**RECORDS FOR THE TASK**
__________
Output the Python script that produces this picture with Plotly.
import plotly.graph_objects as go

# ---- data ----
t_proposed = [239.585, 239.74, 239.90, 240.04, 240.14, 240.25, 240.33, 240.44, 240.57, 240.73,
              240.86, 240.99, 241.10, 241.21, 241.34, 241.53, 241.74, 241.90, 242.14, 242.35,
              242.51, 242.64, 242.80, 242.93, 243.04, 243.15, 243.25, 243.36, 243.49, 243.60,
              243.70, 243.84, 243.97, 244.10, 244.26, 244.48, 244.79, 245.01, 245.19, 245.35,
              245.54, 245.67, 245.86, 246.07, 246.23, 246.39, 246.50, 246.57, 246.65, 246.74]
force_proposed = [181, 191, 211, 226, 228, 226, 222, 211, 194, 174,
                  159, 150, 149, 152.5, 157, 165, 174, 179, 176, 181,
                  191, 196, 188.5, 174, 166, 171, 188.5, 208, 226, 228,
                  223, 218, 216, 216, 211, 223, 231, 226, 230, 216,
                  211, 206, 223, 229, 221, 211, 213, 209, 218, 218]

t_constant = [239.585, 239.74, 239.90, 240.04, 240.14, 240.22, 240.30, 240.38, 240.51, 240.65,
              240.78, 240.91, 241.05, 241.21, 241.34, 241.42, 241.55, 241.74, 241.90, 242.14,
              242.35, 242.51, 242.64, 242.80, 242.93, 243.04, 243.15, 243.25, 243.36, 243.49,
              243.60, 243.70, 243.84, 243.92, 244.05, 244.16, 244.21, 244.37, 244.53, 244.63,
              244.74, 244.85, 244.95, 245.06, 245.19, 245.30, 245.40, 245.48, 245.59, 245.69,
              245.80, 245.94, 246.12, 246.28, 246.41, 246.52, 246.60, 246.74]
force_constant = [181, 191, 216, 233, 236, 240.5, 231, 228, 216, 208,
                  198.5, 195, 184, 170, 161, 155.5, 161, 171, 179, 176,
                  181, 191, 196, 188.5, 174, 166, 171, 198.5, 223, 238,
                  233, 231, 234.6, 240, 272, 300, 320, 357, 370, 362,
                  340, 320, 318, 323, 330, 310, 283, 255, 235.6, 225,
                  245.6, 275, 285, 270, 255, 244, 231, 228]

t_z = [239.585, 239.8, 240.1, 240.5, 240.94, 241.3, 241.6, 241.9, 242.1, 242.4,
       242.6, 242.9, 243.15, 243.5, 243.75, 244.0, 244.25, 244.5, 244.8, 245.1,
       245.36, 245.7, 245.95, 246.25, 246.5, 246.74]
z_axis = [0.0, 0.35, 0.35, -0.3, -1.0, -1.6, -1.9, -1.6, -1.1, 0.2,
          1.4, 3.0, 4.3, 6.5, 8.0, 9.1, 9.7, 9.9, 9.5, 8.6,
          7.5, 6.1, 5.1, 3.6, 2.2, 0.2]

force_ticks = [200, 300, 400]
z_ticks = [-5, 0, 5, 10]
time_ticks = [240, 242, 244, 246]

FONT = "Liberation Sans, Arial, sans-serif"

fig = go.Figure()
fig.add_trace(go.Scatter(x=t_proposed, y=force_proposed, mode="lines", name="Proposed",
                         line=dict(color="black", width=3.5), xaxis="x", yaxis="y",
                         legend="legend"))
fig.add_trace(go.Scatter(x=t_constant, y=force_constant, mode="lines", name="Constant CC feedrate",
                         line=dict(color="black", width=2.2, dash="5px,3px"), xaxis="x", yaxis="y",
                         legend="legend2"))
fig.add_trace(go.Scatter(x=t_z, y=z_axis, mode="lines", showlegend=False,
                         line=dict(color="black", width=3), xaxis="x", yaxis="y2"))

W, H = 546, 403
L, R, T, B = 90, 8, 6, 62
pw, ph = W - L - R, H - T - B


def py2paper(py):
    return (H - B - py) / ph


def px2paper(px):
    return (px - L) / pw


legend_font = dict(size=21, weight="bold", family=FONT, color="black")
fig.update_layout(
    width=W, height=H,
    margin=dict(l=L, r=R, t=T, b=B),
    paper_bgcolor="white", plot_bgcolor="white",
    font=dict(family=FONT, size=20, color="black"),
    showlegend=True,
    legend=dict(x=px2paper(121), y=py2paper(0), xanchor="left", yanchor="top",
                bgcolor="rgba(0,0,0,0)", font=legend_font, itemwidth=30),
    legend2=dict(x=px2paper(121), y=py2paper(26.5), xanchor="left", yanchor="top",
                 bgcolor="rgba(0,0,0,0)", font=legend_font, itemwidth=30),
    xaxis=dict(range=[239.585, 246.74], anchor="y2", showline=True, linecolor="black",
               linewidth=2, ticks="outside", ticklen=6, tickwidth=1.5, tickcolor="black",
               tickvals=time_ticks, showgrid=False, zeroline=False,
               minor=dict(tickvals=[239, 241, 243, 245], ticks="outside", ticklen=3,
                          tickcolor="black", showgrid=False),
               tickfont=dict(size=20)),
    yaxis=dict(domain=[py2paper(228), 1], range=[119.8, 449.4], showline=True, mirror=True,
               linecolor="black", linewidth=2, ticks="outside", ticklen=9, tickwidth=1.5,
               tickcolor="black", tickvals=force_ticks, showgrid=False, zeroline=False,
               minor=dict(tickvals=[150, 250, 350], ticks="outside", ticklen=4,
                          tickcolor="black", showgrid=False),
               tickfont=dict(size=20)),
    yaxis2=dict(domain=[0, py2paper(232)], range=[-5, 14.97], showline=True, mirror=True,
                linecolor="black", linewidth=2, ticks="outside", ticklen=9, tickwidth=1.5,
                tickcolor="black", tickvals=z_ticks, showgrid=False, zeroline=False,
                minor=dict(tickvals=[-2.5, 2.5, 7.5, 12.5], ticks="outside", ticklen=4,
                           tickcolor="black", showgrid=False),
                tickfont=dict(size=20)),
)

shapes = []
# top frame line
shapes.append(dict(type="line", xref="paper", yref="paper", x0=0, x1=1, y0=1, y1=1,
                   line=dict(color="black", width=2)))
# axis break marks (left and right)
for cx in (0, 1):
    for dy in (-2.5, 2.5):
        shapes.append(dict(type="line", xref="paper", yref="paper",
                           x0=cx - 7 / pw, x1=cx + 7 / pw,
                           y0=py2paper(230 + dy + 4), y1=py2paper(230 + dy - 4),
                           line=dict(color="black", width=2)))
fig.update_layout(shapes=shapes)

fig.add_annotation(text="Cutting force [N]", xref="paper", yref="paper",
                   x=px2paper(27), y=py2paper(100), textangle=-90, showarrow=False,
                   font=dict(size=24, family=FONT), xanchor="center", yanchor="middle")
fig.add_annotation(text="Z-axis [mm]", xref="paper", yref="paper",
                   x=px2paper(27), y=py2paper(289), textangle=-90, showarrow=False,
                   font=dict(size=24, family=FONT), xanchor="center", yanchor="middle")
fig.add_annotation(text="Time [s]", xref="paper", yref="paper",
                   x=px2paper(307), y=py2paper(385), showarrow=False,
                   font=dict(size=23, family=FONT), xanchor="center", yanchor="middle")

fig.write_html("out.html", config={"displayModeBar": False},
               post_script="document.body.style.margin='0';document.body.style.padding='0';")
__________
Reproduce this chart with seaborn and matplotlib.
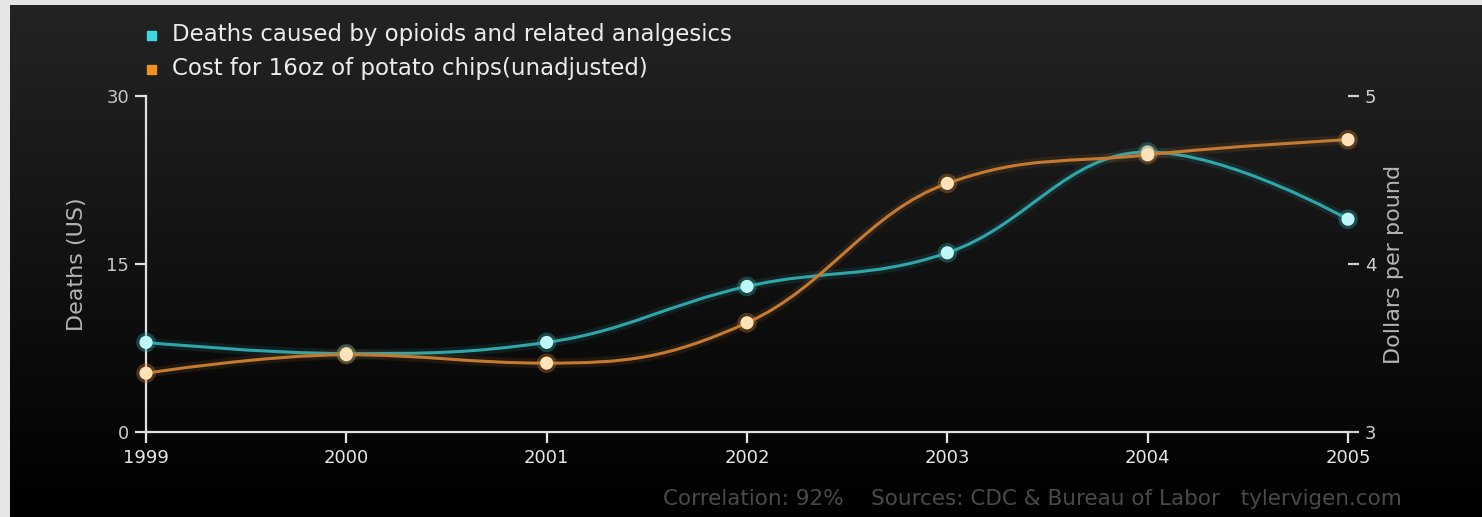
__________
**OBJECTIVE**
Within the material above, transcribe exactly the lines that run from the line holding "Output the Python" through the line holding "import plotly.graph_objects as go".

**IN RESPONSE**
Output the Python script that produces this picture with Plotly.
import plotly.graph_objects as go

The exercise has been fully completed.